-- Start Rows --

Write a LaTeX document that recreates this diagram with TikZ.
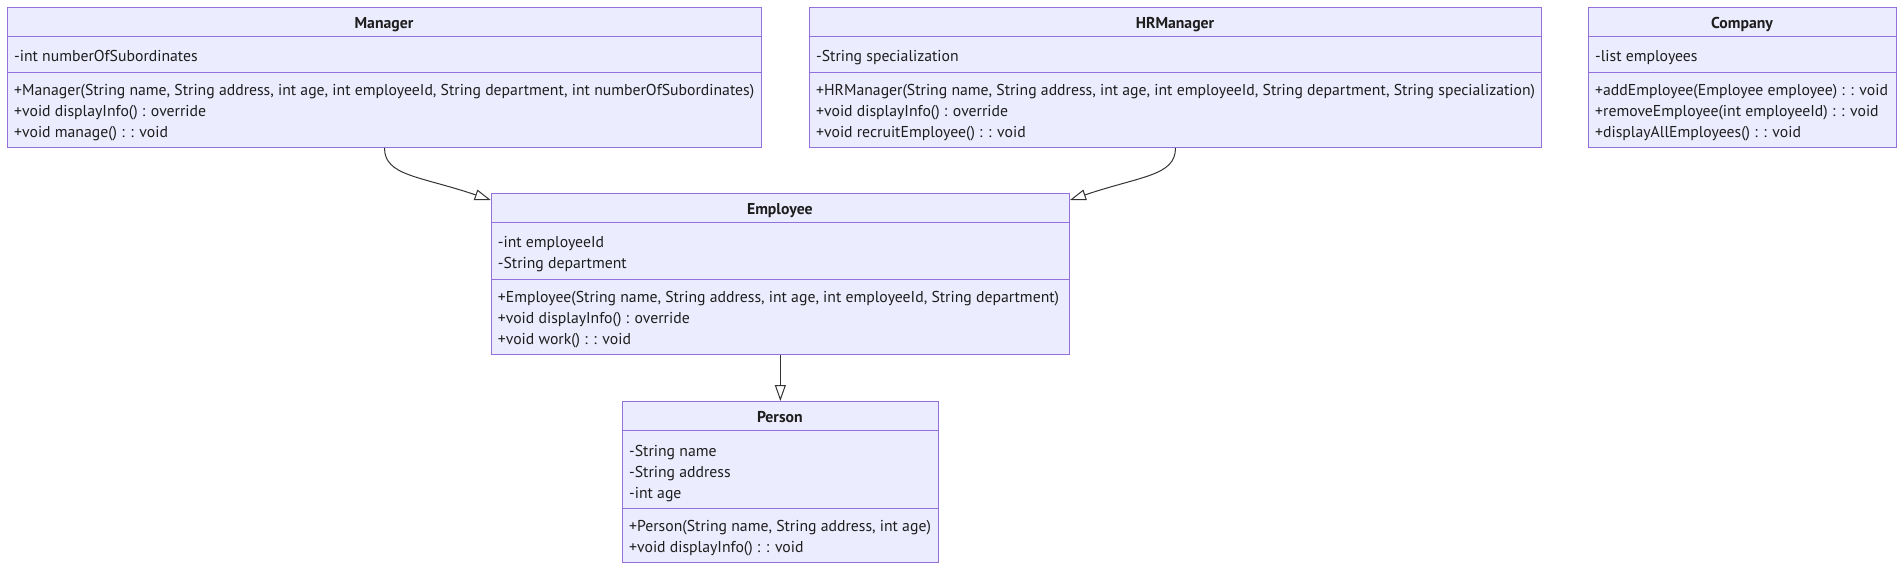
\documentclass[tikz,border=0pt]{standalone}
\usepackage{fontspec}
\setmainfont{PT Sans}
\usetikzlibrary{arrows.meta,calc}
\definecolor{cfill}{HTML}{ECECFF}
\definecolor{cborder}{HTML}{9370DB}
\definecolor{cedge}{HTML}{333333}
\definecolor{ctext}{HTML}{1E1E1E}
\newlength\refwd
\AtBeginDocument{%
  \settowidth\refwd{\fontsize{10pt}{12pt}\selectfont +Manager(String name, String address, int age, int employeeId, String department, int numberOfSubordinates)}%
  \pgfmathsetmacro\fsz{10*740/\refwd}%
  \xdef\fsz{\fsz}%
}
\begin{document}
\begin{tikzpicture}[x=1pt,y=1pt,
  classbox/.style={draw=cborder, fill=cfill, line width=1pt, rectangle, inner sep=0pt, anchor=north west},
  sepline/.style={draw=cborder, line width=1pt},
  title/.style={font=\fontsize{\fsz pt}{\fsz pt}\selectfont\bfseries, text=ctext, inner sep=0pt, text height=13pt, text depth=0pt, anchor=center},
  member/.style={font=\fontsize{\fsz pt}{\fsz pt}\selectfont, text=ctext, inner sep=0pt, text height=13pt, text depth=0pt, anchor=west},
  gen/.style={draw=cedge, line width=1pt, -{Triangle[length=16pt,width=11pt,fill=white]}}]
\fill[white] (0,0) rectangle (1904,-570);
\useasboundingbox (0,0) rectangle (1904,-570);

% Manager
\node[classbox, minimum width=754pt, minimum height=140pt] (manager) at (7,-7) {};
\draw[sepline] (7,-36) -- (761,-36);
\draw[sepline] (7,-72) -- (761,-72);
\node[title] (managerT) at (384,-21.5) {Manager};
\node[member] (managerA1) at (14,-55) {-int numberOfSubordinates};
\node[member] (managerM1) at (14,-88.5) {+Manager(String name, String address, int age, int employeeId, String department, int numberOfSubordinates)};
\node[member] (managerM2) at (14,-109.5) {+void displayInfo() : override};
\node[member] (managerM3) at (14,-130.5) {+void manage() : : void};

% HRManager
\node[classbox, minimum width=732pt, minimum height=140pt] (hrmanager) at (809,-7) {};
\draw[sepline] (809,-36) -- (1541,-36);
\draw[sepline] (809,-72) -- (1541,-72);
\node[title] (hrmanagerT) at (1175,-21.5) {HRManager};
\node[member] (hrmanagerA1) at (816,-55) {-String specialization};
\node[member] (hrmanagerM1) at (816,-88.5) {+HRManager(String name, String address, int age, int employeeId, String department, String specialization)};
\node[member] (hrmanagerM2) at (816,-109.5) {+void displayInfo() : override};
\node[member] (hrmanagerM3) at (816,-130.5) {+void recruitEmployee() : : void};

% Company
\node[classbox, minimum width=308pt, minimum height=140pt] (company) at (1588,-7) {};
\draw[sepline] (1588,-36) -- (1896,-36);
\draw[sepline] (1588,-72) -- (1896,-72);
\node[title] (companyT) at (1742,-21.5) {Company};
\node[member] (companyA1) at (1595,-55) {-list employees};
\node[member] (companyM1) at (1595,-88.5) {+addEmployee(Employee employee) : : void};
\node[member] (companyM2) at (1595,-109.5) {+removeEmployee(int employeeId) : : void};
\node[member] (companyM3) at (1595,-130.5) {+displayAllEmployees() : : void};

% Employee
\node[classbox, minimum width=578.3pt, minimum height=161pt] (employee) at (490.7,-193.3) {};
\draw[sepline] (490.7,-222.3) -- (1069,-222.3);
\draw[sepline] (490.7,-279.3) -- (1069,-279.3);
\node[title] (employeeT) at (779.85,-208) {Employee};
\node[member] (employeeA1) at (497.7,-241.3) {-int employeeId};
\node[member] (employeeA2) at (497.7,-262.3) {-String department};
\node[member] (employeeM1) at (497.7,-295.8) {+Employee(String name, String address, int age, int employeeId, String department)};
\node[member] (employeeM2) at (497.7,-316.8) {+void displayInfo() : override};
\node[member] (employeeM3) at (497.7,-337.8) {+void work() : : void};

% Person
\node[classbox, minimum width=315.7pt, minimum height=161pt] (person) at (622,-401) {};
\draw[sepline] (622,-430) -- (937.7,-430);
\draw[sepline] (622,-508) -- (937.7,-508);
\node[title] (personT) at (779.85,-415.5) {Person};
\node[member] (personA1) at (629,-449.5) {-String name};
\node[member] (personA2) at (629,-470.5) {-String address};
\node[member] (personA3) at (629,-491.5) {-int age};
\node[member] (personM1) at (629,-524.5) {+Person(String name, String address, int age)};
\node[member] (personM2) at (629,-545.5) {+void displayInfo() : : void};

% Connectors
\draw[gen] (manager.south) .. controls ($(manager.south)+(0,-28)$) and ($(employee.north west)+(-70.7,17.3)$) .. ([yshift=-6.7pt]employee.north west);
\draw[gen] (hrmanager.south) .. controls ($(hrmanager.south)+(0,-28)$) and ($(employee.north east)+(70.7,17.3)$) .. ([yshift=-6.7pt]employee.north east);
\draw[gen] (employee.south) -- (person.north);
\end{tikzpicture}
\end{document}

-- End Rows --
-- Start Rows --

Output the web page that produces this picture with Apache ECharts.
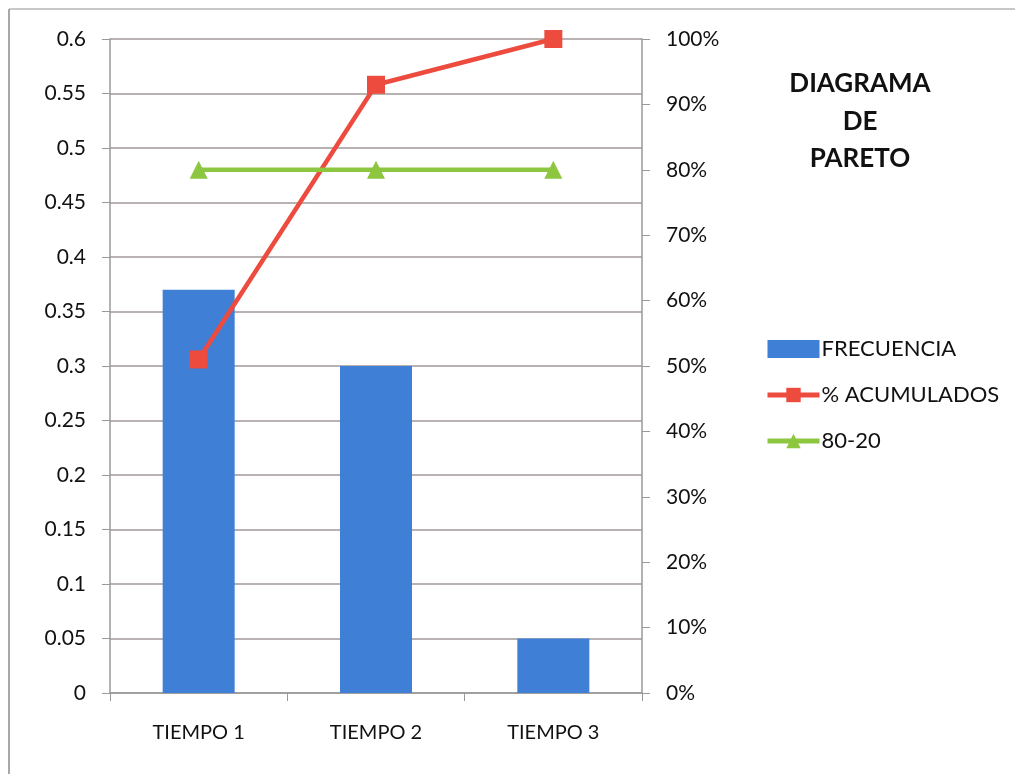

-- End Rows --
-- Start Rows --

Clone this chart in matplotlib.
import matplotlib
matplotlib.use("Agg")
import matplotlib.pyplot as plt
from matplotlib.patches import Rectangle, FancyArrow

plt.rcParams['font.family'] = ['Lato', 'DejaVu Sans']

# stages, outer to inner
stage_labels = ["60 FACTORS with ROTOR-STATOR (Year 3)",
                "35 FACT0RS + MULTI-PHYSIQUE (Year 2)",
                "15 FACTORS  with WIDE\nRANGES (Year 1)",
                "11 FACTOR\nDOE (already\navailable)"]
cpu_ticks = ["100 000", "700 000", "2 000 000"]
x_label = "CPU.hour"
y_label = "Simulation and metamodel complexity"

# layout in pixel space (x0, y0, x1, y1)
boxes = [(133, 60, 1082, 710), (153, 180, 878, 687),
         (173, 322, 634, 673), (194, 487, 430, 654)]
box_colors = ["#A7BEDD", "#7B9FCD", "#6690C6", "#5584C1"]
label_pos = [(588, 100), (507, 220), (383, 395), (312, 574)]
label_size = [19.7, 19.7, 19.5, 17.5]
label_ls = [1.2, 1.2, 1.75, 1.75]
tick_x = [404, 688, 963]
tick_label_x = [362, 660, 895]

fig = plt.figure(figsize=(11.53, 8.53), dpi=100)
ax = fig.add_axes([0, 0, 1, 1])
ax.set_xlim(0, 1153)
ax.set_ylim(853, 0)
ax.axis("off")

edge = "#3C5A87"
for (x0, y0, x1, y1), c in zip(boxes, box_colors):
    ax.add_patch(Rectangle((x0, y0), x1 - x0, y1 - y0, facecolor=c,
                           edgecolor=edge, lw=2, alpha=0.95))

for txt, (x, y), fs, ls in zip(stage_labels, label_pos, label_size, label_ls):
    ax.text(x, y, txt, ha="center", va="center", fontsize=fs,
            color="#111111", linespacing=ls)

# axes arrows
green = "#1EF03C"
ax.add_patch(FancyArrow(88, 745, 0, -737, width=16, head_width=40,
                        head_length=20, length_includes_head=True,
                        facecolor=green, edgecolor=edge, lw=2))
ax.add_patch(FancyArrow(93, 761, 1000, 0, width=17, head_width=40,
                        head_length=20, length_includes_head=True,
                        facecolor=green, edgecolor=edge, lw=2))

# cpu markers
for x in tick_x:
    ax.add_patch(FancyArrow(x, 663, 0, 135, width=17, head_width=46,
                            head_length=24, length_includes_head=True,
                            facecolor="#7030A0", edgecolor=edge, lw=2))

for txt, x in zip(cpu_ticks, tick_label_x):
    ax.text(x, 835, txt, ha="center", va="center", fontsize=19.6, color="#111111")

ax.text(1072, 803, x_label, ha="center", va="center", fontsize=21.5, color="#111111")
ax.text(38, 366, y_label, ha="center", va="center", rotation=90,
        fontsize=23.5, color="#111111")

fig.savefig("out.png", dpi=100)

-- End Rows --

** Task instructions **
Only the lines from the one containing "Clone this chart in matplotlib." to the one containing "plt.rcParams['font.family'] = ['Lato', 'DejaVu" are to be printed, both ends included, exactly as written.

** Response to this task **
Clone this chart in matplotlib.
import matplotlib
matplotlib.use("Agg")
import matplotlib.pyplot as plt
from matplotlib.patches import Rectangle, FancyArrow

plt.rcParams['font.family'] = ['Lato', 'DejaVu Sans']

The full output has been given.